**WORK TO COMPLETE**: Output every line exactly as written. Leave out pictures.

**RECORDS SUPPLIED**:

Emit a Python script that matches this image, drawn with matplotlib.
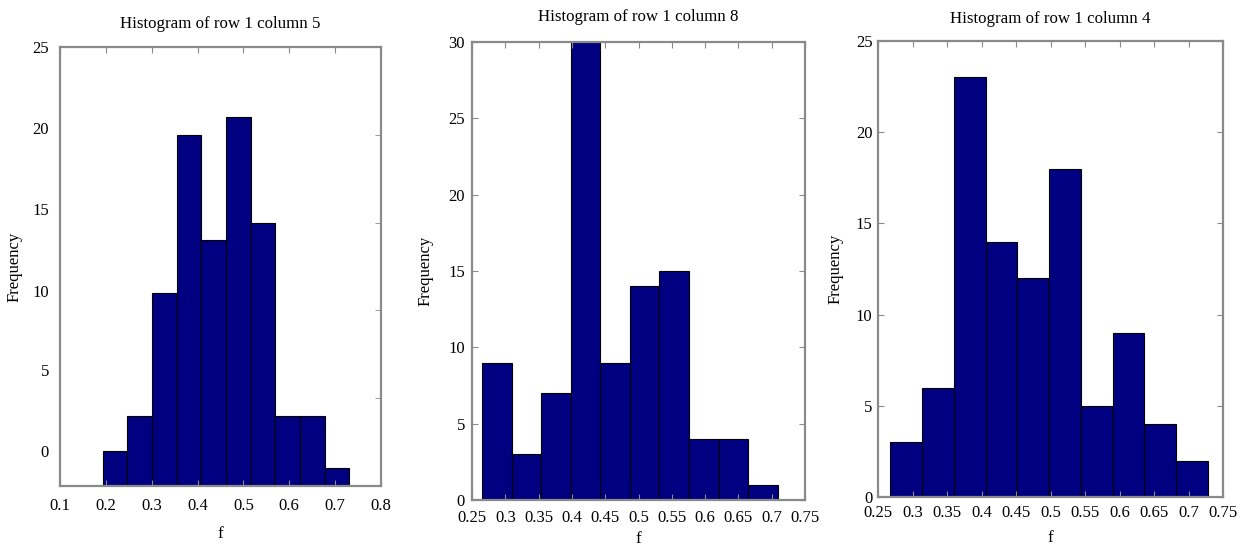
import numpy as np
import matplotlib
matplotlib.use("Agg")
import matplotlib.pyplot as plt

plt.rcParams["font.family"] = ["Liberation Serif", "DejaVu Serif"]

# counts per bin (96 samples each)
counts_c5 = [2, 4, 11, 20, 14, 21, 15, 4, 4, 1]
counts_c8 = [9, 3, 7, 30, 9, 14, 15, 4, 4, 1]
counts_c4 = [3, 6, 23, 14, 12, 18, 5, 9, 4, 2]

# range covered by the bins (min / max of the data)
range_c5 = (0.193, 0.731)
range_c8 = (0.265, 0.709)
range_c4 = (0.268, 0.728)

xticks_c5 = [0.1, 0.2, 0.3, 0.4, 0.5, 0.6, 0.7, 0.8]
xticks_c8 = [0.25, 0.3, 0.35, 0.4, 0.45, 0.5, 0.55, 0.6, 0.65, 0.7, 0.75]
xticks_c4 = xticks_c8

yticks_c5 = [0, 5, 10, 15, 20, 25]
yticks_c8 = [0, 5, 10, 15, 20, 25, 30]
yticks_c4 = [0, 5, 10, 15, 20, 25]
# in the left panel the tick labels sit off their ticks
ylabel_pos_c5 = [2.0, 6.6, 11.1, 15.8, 20.4, 25.0]

titles = ["Histogram of row 1 column 5", "Histogram of row 1 column 8",
          "Histogram of row 1 column 4"]

W, H = 1246, 548
fig = plt.figure(figsize=(W / 100, H / 100), dpi=100)

def box(l, t, r, b):
  return [l / W, 1 - b / H, (r - l) / W, (b - t) / H]

panels = [
    dict(rect=box(60, 47, 381, 486), counts=counts_c5, rng=range_c5, xt=xticks_c5,
         yt=yticks_c5, xlim=(0.1, 0.8), ylim=(0, 25), xpad=9, ypad=6, tpad=14,
         ylab=(-0.118, 0.5), xlab=(0.5, -0.09)),
    dict(rect=box(472, 42, 805, 500), counts=counts_c8, rng=range_c8, xt=xticks_c8,
         yt=yticks_c8, xlim=(0.25, 0.75), ylim=(0, 30), xpad=7, ypad=5, tpad=15,
         ylab=(-0.117, 0.5), xlab=(0.5, -0.068)),
    dict(rect=box(878, 41, 1223, 497), counts=counts_c4, rng=range_c4, xt=xticks_c4,
         yt=yticks_c4, xlim=(0.25, 0.75), ylim=(0, 25), xpad=6, ypad=4, tpad=13,
         ylab=(-0.1, 0.5), xlab=(0.5, -0.072)),
]

for i, p in enumerate(panels):
  ax = fig.add_axes(p["rect"])
  edges = np.linspace(p["rng"][0], p["rng"][1], len(p["counts"]) + 1)
  ax.bar(edges[:-1], p["counts"], width=np.diff(edges), align="edge",
         color="#000080", edgecolor="black", linewidth=0.8)
  ax.set_xlim(*p["xlim"])
  ax.set_ylim(*p["ylim"])
  ax.set_xticks(p["xt"])
  ax.set_xticklabels(["{:g}".format(v) for v in p["xt"]])
  for s in ax.spines.values():
    s.set_color("#8a8a8a")
    s.set_linewidth(1.6)
  ax.tick_params(axis="x", direction="in", top=True, bottom=True, length=4,
                 color="#8a8a8a", labelsize=12, pad=p["xpad"])
  if i == 0:
    ax.set_yticks(ylabel_pos_c5)
    ax.set_yticklabels([str(v) for v in p["yt"]])
    ax.tick_params(axis="y", which="major", length=0, labelsize=12, pad=p["ypad"] + 2)
    ax.set_yticks(p["yt"], minor=True)
    ax.tick_params(axis="y", which="minor", direction="in", left=False, right=True,
                   length=4, color="#8a8a8a")
  else:
    ax.set_yticks(p["yt"])
    ax.tick_params(axis="y", direction="in", left=True, right=True, length=4,
                   color="#8a8a8a", labelsize=12, pad=p["ypad"])
  ax.set_title(titles[i], fontsize=12.2, pad=p["tpad"])
  ax.set_ylabel("Frequency", fontsize=12)
  ax.set_xlabel("f", fontsize=12.5)
  ax.yaxis.set_label_coords(*p["ylab"])
  ax.xaxis.set_label_coords(*p["xlab"])

fig.savefig("out.png", dpi=100)
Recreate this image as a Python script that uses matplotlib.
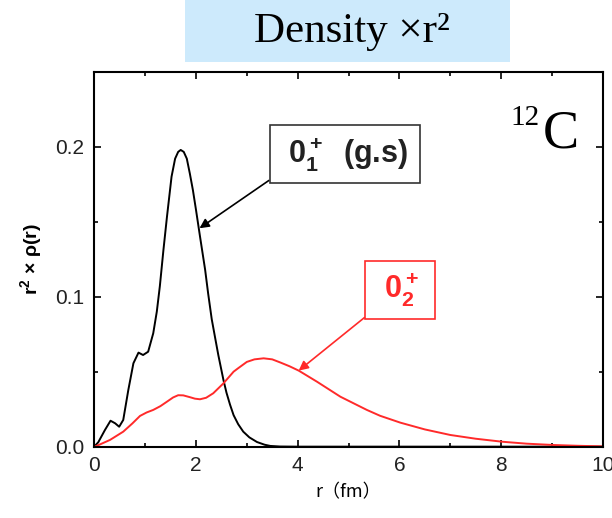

**SOLUTION**:
Emit a Python script that matches this image, drawn with matplotlib.
import numpy as np
import matplotlib
matplotlib.use("Agg")
import matplotlib.pyplot as plt

plt.rcParams["font.family"] = ["Liberation Serif", "DejaVu Serif"]

# counts per bin (96 samples each)
counts_c5 = [2, 4, 11, 20, 14, 21, 15, 4, 4, 1]
counts_c8 = [9, 3, 7, 30, 9, 14, 15, 4, 4, 1]
counts_c4 = [3, 6, 23, 14, 12, 18, 5, 9, 4, 2]

# range covered by the bins (min / max of the data)
range_c5 = (0.193, 0.731)
range_c8 = (0.265, 0.709)
range_c4 = (0.268, 0.728)

xticks_c5 = [0.1, 0.2, 0.3, 0.4, 0.5, 0.6, 0.7, 0.8]
xticks_c8 = [0.25, 0.3, 0.35, 0.4, 0.45, 0.5, 0.55, 0.6, 0.65, 0.7, 0.75]
xticks_c4 = xticks_c8

yticks_c5 = [0, 5, 10, 15, 20, 25]
yticks_c8 = [0, 5, 10, 15, 20, 25, 30]
yticks_c4 = [0, 5, 10, 15, 20, 25]
# in the left panel the tick labels sit off their ticks
ylabel_pos_c5 = [2.0, 6.6, 11.1, 15.8, 20.4, 25.0]

titles = ["Histogram of row 1 column 5", "Histogram of row 1 column 8",
          "Histogram of row 1 column 4"]

W, H = 1246, 548
fig = plt.figure(figsize=(W / 100, H / 100), dpi=100)

def box(l, t, r, b):
  return [l / W, 1 - b / H, (r - l) / W, (b - t) / H]

panels = [
    dict(rect=box(60, 47, 381, 486), counts=counts_c5, rng=range_c5, xt=xticks_c5,
         yt=yticks_c5, xlim=(0.1, 0.8), ylim=(0, 25), xpad=9, ypad=6, tpad=14,
         ylab=(-0.118, 0.5), xlab=(0.5, -0.09)),
    dict(rect=box(472, 42, 805, 500), counts=counts_c8, rng=range_c8, xt=xticks_c8,
         yt=yticks_c8, xlim=(0.25, 0.75), ylim=(0, 30), xpad=7, ypad=5, tpad=15,
         ylab=(-0.117, 0.5), xlab=(0.5, -0.068)),
    dict(rect=box(878, 41, 1223, 497), counts=counts_c4, rng=range_c4, xt=xticks_c4,
         yt=yticks_c4, xlim=(0.25, 0.75), ylim=(0, 25), xpad=6, ypad=4, tpad=13,
         ylab=(-0.1, 0.5), xlab=(0.5, -0.072)),
]

for i, p in enumerate(panels):
  ax = fig.add_axes(p["rect"])
  edges = np.linspace(p["rng"][0], p["rng"][1], len(p["counts"]) + 1)
  ax.bar(edges[:-1], p["counts"], width=np.diff(edges), align="edge",
         color="#000080", edgecolor="black", linewidth=0.8)
  ax.set_xlim(*p["xlim"])
  ax.set_ylim(*p["ylim"])
  ax.set_xticks(p["xt"])
  ax.set_xticklabels(["{:g}".format(v) for v in p["xt"]])
  for s in ax.spines.values():
    s.set_color("#8a8a8a")
    s.set_linewidth(1.6)
  ax.tick_params(axis="x", direction="in", top=True, bottom=True, length=4,
                 color="#8a8a8a", labelsize=12, pad=p["xpad"])
  if i == 0:
    ax.set_yticks(ylabel_pos_c5)
    ax.set_yticklabels([str(v) for v in p["yt"]])
    ax.tick_params(axis="y", which="major", length=0, labelsize=12, pad=p["ypad"] + 2)
    ax.set_yticks(p["yt"], minor=True)
    ax.tick_params(axis="y", which="minor", direction="in", left=False, right=True,
                   length=4, color="#8a8a8a")
  else:
    ax.set_yticks(p["yt"])
    ax.tick_params(axis="y", direction="in", left=True, right=True, length=4,
                   color="#8a8a8a", labelsize=12, pad=p["ypad"])
  ax.set_title(titles[i], fontsize=12.2, pad=p["tpad"])
  ax.set_ylabel("Frequency", fontsize=12)
  ax.set_xlabel("f", fontsize=12.5)
  ax.yaxis.set_label_coords(*p["ylab"])
  ax.xaxis.set_label_coords(*p["xlab"])

fig.savefig("out.png", dpi=100)
Recreate this image as a Python script that uses matplotlib.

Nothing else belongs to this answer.